Return the listing below exactly, with the pictures dropped.

════════

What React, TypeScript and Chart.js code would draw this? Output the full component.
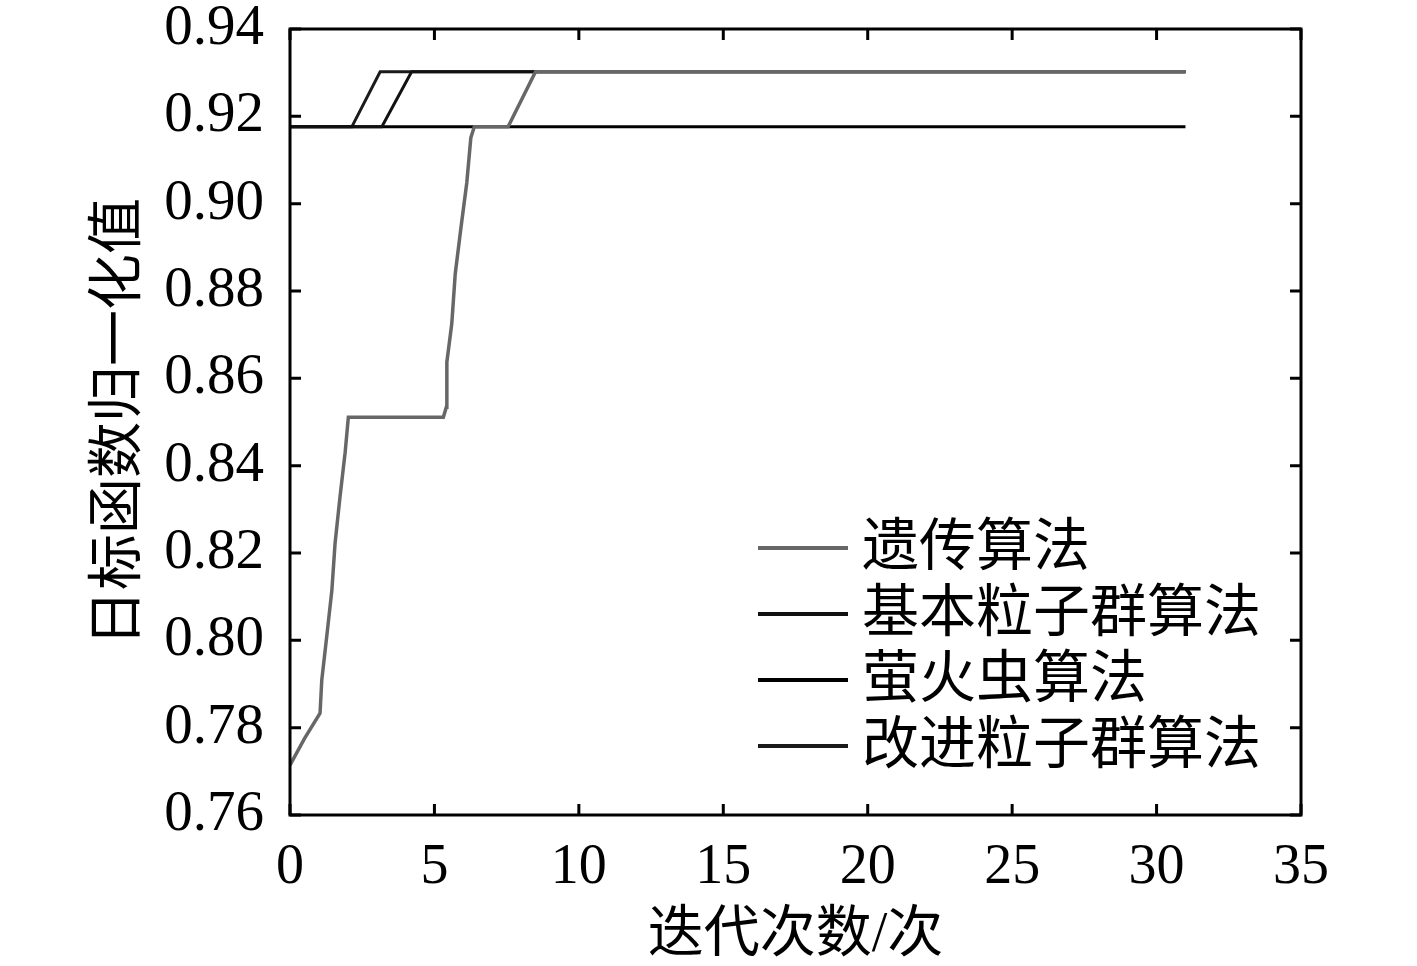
import React, { useEffect, useRef } from "react";
import { Chart, registerables } from "chart.js";

Chart.register(...registerables);

const seriesNames = ["遗传算法", "基本粒子群算法", "萤火虫算法", "改进粒子群算法"];
const seriesColors = ["#676767", "#111111", "#000000", "#1a1a1a"];

const gaX = [0, 0.5, 1.04, 1.1, 1.27, 1.45, 1.56, 1.73, 1.91, 2.02, 5.31, 5.41, 5.43, 5.6, 5.72, 5.92, 6.12, 6.26, 6.38, 7.55, 8.5, 31];
const gaY = [0.7714, 0.7775, 0.7833, 0.7909, 0.8008, 0.8115, 0.8222, 0.8328, 0.8431, 0.8511, 0.8511, 0.8534, 0.8637, 0.8725, 0.8839, 0.8946, 0.9048, 0.9151, 0.9176, 0.9176, 0.9302, 0.9302];

const psoX = [0, 3.18, 4.21, 31];
const psoY = [0.9176, 0.9176, 0.9302, 0.9302];

const fireflyX = [0, 31];
const fireflyY = [0.9176, 0.9176];

const ipsoX = [0, 2.14, 3.12, 31];
const ipsoY = [0.9176, 0.9176, 0.9302, 0.9302];

const xTicks = [0, 5, 10, 15, 20, 25, 30, 35];
const yTicks = [0.76, 0.78, 0.8, 0.82, 0.84, 0.86, 0.88, 0.9, 0.92, 0.94];

const zip = (xs: number[], ys: number[]) => xs.map((x, i) => ({ x, y: ys[i] }));

const FONT = "'Liberation Serif', 'Noto Sans CJK SC', serif";

const boxPlugin = {
  id: "boxTicks",
  afterDraw(chart: any) {
    const { ctx, chartArea } = chart;
    const { left, right, top, bottom } = chartArea;
    const xs = chart.scales.x;
    const ys = chart.scales.y;
    ctx.save();
    ctx.strokeStyle = "#000";
    ctx.lineWidth = 3;
    ctx.strokeRect(left, top, right - left, bottom - top);
    const tl = 11;
    ctx.beginPath();
    xTicks.forEach((v) => {
      const px = xs.getPixelForValue(v);
      ctx.moveTo(px, bottom);
      ctx.lineTo(px, bottom - tl);
      ctx.moveTo(px, top);
      ctx.lineTo(px, top + tl);
    });
    yTicks.forEach((v) => {
      const py = ys.getPixelForValue(v);
      ctx.moveTo(left, py);
      ctx.lineTo(left + tl, py);
      ctx.moveTo(right, py);
      ctx.lineTo(right - tl, py);
    });
    ctx.stroke();

    // legend
    const rowY = [548, 614, 680, 746];
    const lx0 = 758;
    const lx1 = 848;
    ctx.font = `57px ${FONT}`;
    ctx.textBaseline = "middle";
    ctx.textAlign = "left";
    chart.data.datasets.forEach((ds: any, i: number) => {
      ctx.strokeStyle = ds.borderColor;
      ctx.lineWidth = 4;
      ctx.beginPath();
      ctx.moveTo(lx0, rowY[i]);
      ctx.lineTo(lx1, rowY[i]);
      ctx.stroke();
      ctx.fillStyle = "#000";
      ctx.fillText(ds.label, 862, rowY[i] + 2);
    });
    ctx.restore();
  },
};

export default function App() {
  const ref = useRef<HTMLCanvasElement | null>(null);
  useEffect(() => {
    document.body.style.margin = "0";
    const canvas = ref.current!;
    const datasets = [
      { label: seriesNames[0], data: zip(gaX, gaY), borderColor: seriesColors[0], borderWidth: 3.5 },
      { label: seriesNames[1], data: zip(psoX, psoY), borderColor: seriesColors[1], borderWidth: 3 },
      { label: seriesNames[2], data: zip(fireflyX, fireflyY), borderColor: seriesColors[2], borderWidth: 3 },
      { label: seriesNames[3], data: zip(ipsoX, ipsoY), borderColor: seriesColors[3], borderWidth: 3 },
    ].map((d) => ({ ...d, pointRadius: 0, fill: false, tension: 0 }));
    const chart = new Chart(canvas, {
      type: "line",
      data: { datasets },
      plugins: [boxPlugin],
      options: {
        responsive: false,
        animation: false,
        layout: { padding: { top: 29, right: 116, left: 0, bottom: 0 } },
        plugins: { legend: { display: false }, tooltip: { enabled: false } },
        scales: {
          x: {
            type: "linear",
            min: 0,
            max: 35,
            afterFit: (s: any) => { s.height = 151; s.paddingLeft = 0; s.paddingRight = 0; },
            afterBuildTicks: (s: any) => { s.ticks = xTicks.map((v) => ({ value: v })); },
            grid: { display: false },
            border: { display: false },
            ticks: { font: { family: FONT, size: 56 }, color: "#000", padding: 12, maxRotation: 0 },
            title: { display: true, text: "迭代次数/次", font: { family: FONT, size: 56, lineHeight: 1 }, color: "#000", padding: { top: 0, bottom: 2 } },
          },
          y: {
            type: "linear",
            min: 0.76,
            max: 0.94,
            afterFit: (s: any) => { s.width = 290; s.paddingTop = 0; s.paddingBottom = 0; },
            afterBuildTicks: (s: any) => { s.ticks = yTicks.map((v) => ({ value: v })); },
            grid: { display: false },
            border: { display: false },
            ticks: { font: { family: FONT, size: 57 }, color: "#000", padding: 18, callback: (v: any) => Number(v).toFixed(2) },
            title: { display: true, text: "日标函数归一化值", font: { family: FONT, size: 56, lineHeight: 1 }, color: "#000", padding: { top: 92, bottom: 0 } },
          },
        },
      },
    });
    return () => chart.destroy();
  }, []);
  return (
    <div style={{ width: 1417, height: 966, background: "#fff" }}>
      <canvas ref={ref} width={1417} height={966} style={{ display: "block" }} />
    </div>
  );
}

════════

- _Solution to this problem_
What React, TypeScript and Chart.js code would draw this? Output the full component.
import React, { useEffect, useRef } from "react";
import { Chart, registerables } from "chart.js";

Chart.register(...registerables);

const seriesNames = ["遗传算法", "基本粒子群算法", "萤火虫算法", "改进粒子群算法"];
const seriesColors = ["#676767", "#111111", "#000000", "#1a1a1a"];

const gaX = [0, 0.5, 1.04, 1.1, 1.27, 1.45, 1.56, 1.73, 1.91, 2.02, 5.31, 5.41, 5.43, 5.6, 5.72, 5.92, 6.12, 6.26, 6.38, 7.55, 8.5, 31];
const gaY = [0.7714, 0.7775, 0.7833, 0.7909, 0.8008, 0.8115, 0.8222, 0.8328, 0.8431, 0.8511, 0.8511, 0.8534, 0.8637, 0.8725, 0.8839, 0.8946, 0.9048, 0.9151, 0.9176, 0.9176, 0.9302, 0.9302];

const psoX = [0, 3.18, 4.21, 31];
const psoY = [0.9176, 0.9176, 0.9302, 0.9302];

const fireflyX = [0, 31];
const fireflyY = [0.9176, 0.9176];

const ipsoX = [0, 2.14, 3.12, 31];
const ipsoY = [0.9176, 0.9176, 0.9302, 0.9302];

const xTicks = [0, 5, 10, 15, 20, 25, 30, 35];
const yTicks = [0.76, 0.78, 0.8, 0.82, 0.84, 0.86, 0.88, 0.9, 0.92, 0.94];

const zip = (xs: number[], ys: number[]) => xs.map((x, i) => ({ x, y: ys[i] }));

const FONT = "'Liberation Serif', 'Noto Sans CJK SC', serif";

const boxPlugin = {
  id: "boxTicks",
  afterDraw(chart: any) {
    const { ctx, chartArea } = chart;
    const { left, right, top, bottom } = chartArea;
    const xs = chart.scales.x;
    const ys = chart.scales.y;
    ctx.save();
    ctx.strokeStyle = "#000";
    ctx.lineWidth = 3;
    ctx.strokeRect(left, top, right - left, bottom - top);
    const tl = 11;
    ctx.beginPath();
    xTicks.forEach((v) => {
      const px = xs.getPixelForValue(v);
      ctx.moveTo(px, bottom);
      ctx.lineTo(px, bottom - tl);
      ctx.moveTo(px, top);
      ctx.lineTo(px, top + tl);
    });
    yTicks.forEach((v) => {
      const py = ys.getPixelForValue(v);
      ctx.moveTo(left, py);
      ctx.lineTo(left + tl, py);
      ctx.moveTo(right, py);
      ctx.lineTo(right - tl, py);
    });
    ctx.stroke();

    // legend
    const rowY = [548, 614, 680, 746];
    const lx0 = 758;
    const lx1 = 848;
    ctx.font = `57px ${FONT}`;
    ctx.textBaseline = "middle";
    ctx.textAlign = "left";
    chart.data.datasets.forEach((ds: any, i: number) => {
      ctx.strokeStyle = ds.borderColor;
      ctx.lineWidth = 4;
      ctx.beginPath();
      ctx.moveTo(lx0, rowY[i]);
      ctx.lineTo(lx1, rowY[i]);
      ctx.stroke();
      ctx.fillStyle = "#000";
      ctx.fillText(ds.label, 862, rowY[i] + 2);
    });
    ctx.restore();
  },
};

export default function App() {
  const ref = useRef<HTMLCanvasElement | null>(null);
  useEffect(() => {
    document.body.style.margin = "0";
    const canvas = ref.current!;
    const datasets = [
      { label: seriesNames[0], data: zip(gaX, gaY), borderColor: seriesColors[0], borderWidth: 3.5 },
      { label: seriesNames[1], data: zip(psoX, psoY), borderColor: seriesColors[1], borderWidth: 3 },
      { label: seriesNames[2], data: zip(fireflyX, fireflyY), borderColor: seriesColors[2], borderWidth: 3 },
      { label: seriesNames[3], data: zip(ipsoX, ipsoY), borderColor: seriesColors[3], borderWidth: 3 },
    ].map((d) => ({ ...d, pointRadius: 0, fill: false, tension: 0 }));
    const chart = new Chart(canvas, {
      type: "line",
      data: { datasets },
      plugins: [boxPlugin],
      options: {
        responsive: false,
        animation: false,
        layout: { padding: { top: 29, right: 116, left: 0, bottom: 0 } },
        plugins: { legend: { display: false }, tooltip: { enabled: false } },
        scales: {
          x: {
            type: "linear",
            min: 0,
            max: 35,
            afterFit: (s: any) => { s.height = 151; s.paddingLeft = 0; s.paddingRight = 0; },
            afterBuildTicks: (s: any) => { s.ticks = xTicks.map((v) => ({ value: v })); },
            grid: { display: false },
            border: { display: false },
            ticks: { font: { family: FONT, size: 56 }, color: "#000", padding: 12, maxRotation: 0 },
            title: { display: true, text: "迭代次数/次", font: { family: FONT, size: 56, lineHeight: 1 }, color: "#000", padding: { top: 0, bottom: 2 } },
          },
          y: {
            type: "linear",
            min: 0.76,
            max: 0.94,
            afterFit: (s: any) => { s.width = 290; s.paddingTop = 0; s.paddingBottom = 0; },
            afterBuildTicks: (s: any) => { s.ticks = yTicks.map((v) => ({ value: v })); },
            grid: { display: false },
            border: { display: false },
            ticks: { font: { family: FONT, size: 57 }, color: "#000", padding: 18, callback: (v: any) => Number(v).toFixed(2) },
            title: { display: true, text: "日标函数归一化值", font: { family: FONT, size: 56, lineHeight: 1 }, color: "#000", padding: { top: 92, bottom: 0 } },
          },
        },
      },
    });
    return () => chart.destroy();
  }, []);
  return (
    <div style={{ width: 1417, height: 966, background: "#fff" }}>
      <canvas ref={ref} width={1417} height={966} style={{ display: "block" }} />
    </div>
  );
}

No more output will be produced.